======== Material for this task ========
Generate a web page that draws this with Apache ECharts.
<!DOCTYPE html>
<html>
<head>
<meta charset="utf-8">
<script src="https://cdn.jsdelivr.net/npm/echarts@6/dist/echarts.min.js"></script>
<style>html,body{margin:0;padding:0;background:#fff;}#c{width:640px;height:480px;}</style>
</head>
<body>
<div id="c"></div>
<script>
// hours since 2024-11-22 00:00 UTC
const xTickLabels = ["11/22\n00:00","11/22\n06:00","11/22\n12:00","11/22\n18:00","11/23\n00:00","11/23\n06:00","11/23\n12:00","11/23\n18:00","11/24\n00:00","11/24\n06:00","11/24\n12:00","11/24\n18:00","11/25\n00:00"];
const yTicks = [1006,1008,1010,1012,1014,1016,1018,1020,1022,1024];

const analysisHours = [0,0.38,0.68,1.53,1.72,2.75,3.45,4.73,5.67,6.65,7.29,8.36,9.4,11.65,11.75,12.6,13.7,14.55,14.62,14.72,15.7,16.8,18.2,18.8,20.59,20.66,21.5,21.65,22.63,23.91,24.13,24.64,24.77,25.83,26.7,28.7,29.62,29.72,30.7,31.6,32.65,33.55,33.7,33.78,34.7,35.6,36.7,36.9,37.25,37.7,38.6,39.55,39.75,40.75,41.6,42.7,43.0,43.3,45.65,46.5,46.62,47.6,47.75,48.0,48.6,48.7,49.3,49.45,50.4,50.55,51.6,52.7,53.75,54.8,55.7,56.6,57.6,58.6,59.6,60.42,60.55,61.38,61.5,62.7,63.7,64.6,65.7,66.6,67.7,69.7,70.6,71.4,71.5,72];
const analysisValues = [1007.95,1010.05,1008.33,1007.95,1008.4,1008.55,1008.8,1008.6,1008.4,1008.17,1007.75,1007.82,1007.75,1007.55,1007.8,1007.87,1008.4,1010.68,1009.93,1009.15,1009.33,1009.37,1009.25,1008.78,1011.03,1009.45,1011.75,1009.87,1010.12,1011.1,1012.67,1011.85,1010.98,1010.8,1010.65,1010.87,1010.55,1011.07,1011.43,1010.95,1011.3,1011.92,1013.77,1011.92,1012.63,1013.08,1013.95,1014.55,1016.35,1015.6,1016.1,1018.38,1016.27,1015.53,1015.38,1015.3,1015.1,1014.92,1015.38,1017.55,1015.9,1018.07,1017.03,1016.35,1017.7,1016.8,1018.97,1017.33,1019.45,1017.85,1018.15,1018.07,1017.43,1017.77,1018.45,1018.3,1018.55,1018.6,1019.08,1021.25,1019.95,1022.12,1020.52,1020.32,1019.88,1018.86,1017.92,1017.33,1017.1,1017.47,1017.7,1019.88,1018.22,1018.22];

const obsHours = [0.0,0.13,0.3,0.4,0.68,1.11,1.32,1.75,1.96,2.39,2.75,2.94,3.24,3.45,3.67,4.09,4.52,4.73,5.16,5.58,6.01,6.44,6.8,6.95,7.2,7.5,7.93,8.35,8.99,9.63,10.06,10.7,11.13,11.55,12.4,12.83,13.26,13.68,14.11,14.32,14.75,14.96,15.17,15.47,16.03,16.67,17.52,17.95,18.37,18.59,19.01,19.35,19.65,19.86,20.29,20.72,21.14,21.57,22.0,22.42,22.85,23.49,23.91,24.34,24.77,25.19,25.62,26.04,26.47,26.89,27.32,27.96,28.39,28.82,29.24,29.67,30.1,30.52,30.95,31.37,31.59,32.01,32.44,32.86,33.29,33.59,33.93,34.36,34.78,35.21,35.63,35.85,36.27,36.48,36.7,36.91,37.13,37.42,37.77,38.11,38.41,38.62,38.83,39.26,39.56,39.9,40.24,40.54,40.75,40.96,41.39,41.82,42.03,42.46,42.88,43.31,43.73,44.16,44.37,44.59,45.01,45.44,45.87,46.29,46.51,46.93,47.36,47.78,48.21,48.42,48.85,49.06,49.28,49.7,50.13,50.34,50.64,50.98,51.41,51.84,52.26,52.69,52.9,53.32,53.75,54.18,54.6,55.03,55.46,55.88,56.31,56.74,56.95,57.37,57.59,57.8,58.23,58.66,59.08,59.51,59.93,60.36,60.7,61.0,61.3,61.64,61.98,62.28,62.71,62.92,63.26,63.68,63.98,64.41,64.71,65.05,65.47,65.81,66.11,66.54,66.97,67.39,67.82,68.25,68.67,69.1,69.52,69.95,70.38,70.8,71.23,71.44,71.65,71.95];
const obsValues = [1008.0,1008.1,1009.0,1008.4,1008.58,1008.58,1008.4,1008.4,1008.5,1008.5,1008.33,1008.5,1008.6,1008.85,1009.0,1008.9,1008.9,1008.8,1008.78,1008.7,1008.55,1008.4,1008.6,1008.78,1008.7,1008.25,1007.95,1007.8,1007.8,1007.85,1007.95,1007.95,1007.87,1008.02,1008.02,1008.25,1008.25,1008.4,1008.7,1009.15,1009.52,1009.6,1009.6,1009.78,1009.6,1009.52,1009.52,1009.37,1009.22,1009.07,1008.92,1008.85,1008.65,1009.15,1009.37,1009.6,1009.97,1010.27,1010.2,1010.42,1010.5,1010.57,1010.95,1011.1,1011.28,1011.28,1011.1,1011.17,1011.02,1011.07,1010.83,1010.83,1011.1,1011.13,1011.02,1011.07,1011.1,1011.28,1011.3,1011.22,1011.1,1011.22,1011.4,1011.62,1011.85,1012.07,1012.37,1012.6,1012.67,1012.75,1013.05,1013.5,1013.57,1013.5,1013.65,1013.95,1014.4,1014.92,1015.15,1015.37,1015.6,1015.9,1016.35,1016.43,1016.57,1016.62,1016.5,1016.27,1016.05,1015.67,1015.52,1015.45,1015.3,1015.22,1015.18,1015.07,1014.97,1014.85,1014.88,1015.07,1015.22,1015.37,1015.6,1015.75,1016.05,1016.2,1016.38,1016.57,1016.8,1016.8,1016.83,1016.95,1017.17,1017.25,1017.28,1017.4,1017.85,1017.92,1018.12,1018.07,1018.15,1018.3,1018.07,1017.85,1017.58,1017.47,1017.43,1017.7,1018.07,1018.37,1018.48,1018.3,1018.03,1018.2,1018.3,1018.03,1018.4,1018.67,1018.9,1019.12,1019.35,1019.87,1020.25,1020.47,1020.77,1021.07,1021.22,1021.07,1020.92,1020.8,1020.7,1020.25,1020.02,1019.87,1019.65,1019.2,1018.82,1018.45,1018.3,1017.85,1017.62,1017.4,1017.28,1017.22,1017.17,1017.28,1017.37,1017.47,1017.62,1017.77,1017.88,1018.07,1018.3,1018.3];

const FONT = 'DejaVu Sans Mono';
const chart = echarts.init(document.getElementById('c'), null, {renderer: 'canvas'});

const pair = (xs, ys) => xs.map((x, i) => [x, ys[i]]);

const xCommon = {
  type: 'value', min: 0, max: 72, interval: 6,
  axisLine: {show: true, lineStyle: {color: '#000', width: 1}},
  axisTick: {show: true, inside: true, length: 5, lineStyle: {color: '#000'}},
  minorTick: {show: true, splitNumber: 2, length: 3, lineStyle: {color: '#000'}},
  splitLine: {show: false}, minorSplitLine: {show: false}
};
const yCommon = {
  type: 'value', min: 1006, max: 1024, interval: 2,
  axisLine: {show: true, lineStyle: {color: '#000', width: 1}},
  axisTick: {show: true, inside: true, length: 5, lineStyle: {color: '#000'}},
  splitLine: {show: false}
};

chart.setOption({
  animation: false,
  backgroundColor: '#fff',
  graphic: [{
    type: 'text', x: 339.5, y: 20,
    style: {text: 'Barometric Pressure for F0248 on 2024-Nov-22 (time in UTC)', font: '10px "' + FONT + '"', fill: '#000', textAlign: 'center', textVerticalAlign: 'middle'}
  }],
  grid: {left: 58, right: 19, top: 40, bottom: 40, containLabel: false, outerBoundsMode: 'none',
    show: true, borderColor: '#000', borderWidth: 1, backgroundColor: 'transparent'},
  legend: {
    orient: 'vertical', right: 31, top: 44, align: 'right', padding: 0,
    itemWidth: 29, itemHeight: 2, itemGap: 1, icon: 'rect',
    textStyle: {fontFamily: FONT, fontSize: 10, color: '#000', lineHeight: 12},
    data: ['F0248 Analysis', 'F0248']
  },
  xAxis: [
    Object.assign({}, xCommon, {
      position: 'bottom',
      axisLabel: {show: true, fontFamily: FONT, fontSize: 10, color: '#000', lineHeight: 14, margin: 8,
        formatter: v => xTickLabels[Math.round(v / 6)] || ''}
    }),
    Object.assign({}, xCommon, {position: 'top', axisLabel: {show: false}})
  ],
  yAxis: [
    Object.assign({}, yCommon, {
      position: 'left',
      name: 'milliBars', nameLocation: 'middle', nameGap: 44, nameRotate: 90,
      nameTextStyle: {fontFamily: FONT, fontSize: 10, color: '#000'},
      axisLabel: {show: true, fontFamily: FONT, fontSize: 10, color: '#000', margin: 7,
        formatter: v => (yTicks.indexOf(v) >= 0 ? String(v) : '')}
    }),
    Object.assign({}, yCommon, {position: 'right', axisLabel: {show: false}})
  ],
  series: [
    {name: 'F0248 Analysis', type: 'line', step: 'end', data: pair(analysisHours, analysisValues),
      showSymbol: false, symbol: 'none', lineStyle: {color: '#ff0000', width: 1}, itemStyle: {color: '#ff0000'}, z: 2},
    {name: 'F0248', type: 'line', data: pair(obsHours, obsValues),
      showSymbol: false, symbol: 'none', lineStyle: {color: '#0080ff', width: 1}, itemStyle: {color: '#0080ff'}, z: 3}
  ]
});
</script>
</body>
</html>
========
======== Material for this task ========
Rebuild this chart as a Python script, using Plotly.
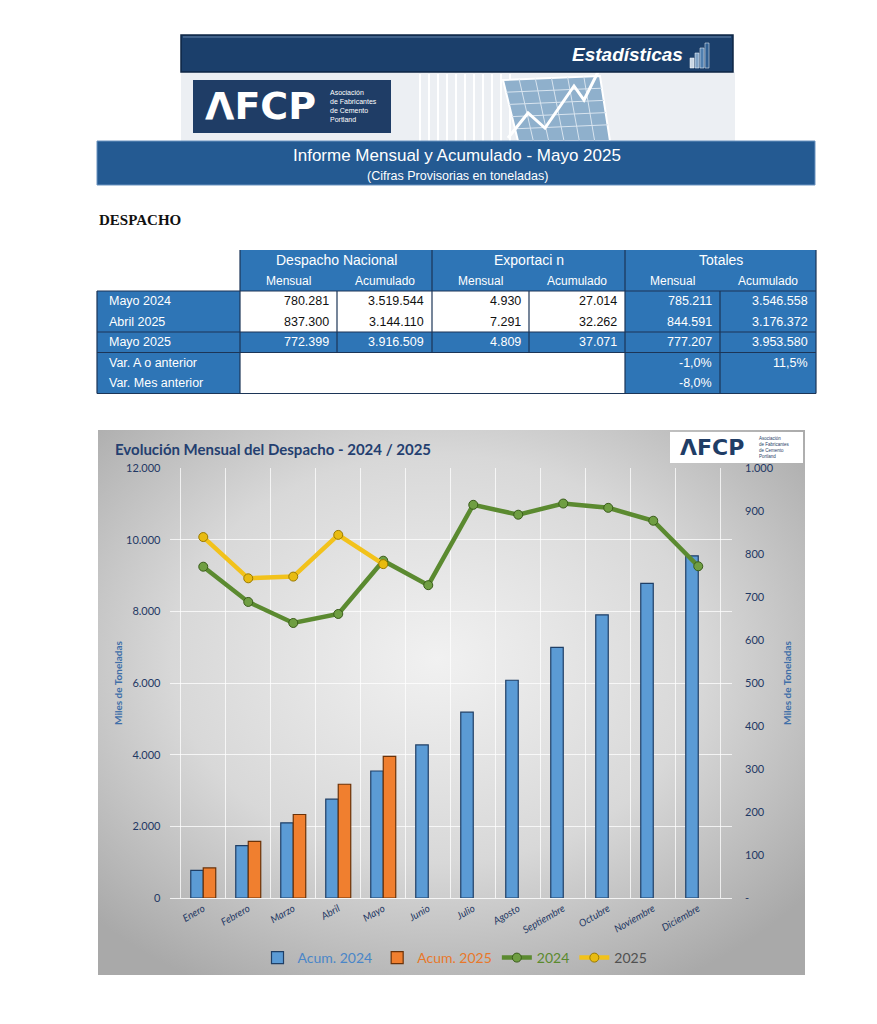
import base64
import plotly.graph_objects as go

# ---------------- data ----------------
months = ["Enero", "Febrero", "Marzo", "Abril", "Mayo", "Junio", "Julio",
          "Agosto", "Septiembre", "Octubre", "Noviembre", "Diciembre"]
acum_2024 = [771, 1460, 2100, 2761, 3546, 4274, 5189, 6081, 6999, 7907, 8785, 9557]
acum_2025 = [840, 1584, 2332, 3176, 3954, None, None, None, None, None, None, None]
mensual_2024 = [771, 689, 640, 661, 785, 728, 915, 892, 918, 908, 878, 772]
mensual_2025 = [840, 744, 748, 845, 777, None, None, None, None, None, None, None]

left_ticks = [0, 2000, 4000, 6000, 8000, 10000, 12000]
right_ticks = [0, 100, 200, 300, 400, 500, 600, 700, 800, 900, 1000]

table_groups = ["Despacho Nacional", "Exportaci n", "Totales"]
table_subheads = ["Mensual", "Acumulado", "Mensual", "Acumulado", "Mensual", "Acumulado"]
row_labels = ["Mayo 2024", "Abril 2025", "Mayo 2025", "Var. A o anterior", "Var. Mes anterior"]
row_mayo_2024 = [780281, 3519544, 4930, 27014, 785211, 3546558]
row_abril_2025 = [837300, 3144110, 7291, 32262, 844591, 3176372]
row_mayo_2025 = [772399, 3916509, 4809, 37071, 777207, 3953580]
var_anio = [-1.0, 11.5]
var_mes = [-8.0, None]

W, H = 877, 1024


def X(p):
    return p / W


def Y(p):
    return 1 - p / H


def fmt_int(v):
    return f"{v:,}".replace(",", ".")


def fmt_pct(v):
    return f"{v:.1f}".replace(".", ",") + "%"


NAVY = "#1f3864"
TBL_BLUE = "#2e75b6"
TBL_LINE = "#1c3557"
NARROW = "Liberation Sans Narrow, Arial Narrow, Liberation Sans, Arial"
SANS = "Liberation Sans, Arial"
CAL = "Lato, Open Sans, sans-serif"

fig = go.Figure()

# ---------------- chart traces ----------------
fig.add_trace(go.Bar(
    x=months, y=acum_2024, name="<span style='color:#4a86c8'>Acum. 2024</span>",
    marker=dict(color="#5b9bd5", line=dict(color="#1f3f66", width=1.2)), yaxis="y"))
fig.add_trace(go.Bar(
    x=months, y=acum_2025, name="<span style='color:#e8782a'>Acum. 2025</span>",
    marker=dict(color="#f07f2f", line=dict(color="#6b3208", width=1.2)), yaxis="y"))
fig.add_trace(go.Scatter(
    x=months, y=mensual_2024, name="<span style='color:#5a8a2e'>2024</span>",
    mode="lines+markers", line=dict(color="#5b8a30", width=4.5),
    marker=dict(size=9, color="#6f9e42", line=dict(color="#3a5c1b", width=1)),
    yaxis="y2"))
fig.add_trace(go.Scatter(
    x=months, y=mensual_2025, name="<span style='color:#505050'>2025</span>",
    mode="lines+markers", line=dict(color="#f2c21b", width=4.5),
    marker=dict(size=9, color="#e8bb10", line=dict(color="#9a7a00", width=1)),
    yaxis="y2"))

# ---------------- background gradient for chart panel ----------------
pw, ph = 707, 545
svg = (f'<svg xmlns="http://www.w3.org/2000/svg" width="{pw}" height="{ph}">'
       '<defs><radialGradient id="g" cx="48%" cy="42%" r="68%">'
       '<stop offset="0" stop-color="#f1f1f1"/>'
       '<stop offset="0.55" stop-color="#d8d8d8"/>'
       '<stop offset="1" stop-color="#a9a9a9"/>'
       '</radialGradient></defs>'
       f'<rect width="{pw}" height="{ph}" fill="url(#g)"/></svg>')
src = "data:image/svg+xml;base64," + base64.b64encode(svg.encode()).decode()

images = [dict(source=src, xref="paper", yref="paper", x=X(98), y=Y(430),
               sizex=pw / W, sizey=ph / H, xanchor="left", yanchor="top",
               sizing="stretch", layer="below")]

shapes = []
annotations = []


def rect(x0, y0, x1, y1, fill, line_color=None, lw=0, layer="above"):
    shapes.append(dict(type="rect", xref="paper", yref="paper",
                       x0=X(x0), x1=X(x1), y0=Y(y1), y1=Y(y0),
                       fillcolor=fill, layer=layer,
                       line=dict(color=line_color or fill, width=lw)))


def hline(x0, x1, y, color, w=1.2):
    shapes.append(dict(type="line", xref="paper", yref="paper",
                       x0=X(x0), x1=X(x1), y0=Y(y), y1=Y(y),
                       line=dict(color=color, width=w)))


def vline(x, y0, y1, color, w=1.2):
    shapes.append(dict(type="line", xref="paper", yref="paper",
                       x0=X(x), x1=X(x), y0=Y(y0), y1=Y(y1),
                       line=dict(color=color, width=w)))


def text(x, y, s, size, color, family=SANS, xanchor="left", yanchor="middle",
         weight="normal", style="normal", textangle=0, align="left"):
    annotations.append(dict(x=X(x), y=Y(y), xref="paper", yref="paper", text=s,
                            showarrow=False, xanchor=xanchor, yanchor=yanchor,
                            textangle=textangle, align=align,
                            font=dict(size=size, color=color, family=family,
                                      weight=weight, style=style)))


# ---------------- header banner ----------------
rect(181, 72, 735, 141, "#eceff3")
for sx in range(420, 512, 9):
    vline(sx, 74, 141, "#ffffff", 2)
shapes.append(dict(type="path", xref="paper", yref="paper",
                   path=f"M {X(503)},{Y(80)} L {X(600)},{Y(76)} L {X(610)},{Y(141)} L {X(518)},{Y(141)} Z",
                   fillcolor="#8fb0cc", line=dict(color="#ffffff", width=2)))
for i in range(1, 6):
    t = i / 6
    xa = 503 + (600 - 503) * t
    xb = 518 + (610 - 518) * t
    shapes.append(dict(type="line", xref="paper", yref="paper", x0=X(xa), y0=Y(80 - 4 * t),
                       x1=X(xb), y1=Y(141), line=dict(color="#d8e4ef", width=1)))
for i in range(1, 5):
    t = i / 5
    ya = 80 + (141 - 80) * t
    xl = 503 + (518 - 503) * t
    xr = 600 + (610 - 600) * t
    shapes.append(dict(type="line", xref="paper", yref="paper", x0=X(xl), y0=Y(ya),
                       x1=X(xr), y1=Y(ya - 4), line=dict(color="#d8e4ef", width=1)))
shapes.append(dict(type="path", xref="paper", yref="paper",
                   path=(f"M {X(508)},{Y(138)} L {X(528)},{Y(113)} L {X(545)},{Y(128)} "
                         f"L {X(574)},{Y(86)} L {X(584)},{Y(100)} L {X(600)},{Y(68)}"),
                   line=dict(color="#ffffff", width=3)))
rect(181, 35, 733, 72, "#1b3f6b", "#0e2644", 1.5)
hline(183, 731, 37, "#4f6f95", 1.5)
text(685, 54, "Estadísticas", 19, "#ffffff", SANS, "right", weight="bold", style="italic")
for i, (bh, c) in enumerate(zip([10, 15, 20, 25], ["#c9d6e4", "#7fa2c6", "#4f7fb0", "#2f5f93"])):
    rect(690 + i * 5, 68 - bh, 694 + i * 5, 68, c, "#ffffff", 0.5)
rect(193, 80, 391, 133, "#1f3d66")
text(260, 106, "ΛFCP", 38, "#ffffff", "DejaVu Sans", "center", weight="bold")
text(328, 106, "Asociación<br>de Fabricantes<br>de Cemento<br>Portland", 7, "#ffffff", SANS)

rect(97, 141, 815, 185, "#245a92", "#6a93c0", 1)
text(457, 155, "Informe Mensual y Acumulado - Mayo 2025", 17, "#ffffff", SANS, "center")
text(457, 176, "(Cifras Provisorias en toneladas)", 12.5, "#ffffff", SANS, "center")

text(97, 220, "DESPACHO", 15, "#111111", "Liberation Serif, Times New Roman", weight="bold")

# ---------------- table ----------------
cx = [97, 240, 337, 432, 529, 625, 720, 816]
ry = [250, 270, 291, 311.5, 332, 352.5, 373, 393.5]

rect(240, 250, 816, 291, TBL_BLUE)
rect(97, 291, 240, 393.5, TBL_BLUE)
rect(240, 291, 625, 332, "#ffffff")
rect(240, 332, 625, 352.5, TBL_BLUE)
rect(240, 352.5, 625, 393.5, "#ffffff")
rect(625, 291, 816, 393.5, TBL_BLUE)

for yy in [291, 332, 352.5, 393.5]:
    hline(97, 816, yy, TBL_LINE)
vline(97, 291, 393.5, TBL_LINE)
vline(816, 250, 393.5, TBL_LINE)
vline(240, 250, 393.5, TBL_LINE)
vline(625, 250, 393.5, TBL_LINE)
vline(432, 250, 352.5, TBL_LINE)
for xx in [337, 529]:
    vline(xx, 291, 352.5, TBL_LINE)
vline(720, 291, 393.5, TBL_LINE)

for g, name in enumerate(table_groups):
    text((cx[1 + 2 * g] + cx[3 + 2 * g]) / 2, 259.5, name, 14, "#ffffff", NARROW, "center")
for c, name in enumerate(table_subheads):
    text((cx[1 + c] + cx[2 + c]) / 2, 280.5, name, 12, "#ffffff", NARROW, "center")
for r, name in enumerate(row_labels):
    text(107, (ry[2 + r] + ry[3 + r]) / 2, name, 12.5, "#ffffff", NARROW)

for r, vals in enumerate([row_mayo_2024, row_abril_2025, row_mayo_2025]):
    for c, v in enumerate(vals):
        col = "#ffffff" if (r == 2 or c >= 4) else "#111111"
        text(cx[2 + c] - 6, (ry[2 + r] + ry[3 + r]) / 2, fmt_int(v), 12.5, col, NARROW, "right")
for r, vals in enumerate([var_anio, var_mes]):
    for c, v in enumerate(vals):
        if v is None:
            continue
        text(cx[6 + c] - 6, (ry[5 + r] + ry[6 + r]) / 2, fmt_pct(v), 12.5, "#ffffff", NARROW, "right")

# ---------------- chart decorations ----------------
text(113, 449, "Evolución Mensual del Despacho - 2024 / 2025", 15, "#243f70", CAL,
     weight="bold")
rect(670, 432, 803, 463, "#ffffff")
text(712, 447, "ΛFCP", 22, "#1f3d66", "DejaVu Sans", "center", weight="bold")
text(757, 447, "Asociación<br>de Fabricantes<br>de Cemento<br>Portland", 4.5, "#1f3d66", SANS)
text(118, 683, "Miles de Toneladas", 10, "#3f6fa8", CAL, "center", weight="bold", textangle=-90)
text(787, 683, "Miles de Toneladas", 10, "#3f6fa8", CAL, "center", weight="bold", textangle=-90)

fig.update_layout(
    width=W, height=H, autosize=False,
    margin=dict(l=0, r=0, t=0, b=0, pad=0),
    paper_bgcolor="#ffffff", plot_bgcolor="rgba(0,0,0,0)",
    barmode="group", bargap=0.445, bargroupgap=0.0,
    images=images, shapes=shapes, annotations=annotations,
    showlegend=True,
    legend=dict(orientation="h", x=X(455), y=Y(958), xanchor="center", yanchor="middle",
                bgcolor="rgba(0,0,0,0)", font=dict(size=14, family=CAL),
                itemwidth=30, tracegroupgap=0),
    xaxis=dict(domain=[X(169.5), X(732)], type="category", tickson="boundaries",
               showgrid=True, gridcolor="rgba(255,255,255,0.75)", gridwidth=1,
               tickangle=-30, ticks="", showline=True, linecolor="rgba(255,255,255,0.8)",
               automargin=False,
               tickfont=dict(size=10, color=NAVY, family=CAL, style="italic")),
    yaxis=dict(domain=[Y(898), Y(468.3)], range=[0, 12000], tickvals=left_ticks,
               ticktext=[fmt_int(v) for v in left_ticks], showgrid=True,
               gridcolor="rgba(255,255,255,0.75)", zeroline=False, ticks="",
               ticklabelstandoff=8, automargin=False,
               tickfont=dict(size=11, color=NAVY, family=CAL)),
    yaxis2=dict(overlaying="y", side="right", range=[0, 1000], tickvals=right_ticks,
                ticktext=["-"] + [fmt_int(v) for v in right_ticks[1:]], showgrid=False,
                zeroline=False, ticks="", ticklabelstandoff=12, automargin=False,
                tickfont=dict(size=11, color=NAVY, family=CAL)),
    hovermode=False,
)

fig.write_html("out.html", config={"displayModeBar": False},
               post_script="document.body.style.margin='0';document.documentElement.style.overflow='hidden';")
========
Set exercise: Exactly those lines that run from the line with "Generate a web" through the line with "yTicks = [1006,1008,1010,1012,1014,1016,1018,1020,1022,1024];" are to be reproduced; both end lines belong to the range.

Result below:
Generate a web page that draws this with Apache ECharts.
<!DOCTYPE html>
<html>
<head>
<meta charset="utf-8">
<script src="https://cdn.jsdelivr.net/npm/echarts@6/dist/echarts.min.js"></script>
<style>html,body{margin:0;padding:0;background:#fff;}#c{width:640px;height:480px;}</style>
</head>
<body>
<div id="c"></div>
<script>
// hours since 2024-11-22 00:00 UTC
const xTickLabels = ["11/22\n00:00","11/22\n06:00","11/22\n12:00","11/22\n18:00","11/23\n00:00","11/23\n06:00","11/23\n12:00","11/23\n18:00","11/24\n00:00","11/24\n06:00","11/24\n12:00","11/24\n18:00","11/25\n00:00"];
const yTicks = [1006,1008,1010,1012,1014,1016,1018,1020,1022,1024];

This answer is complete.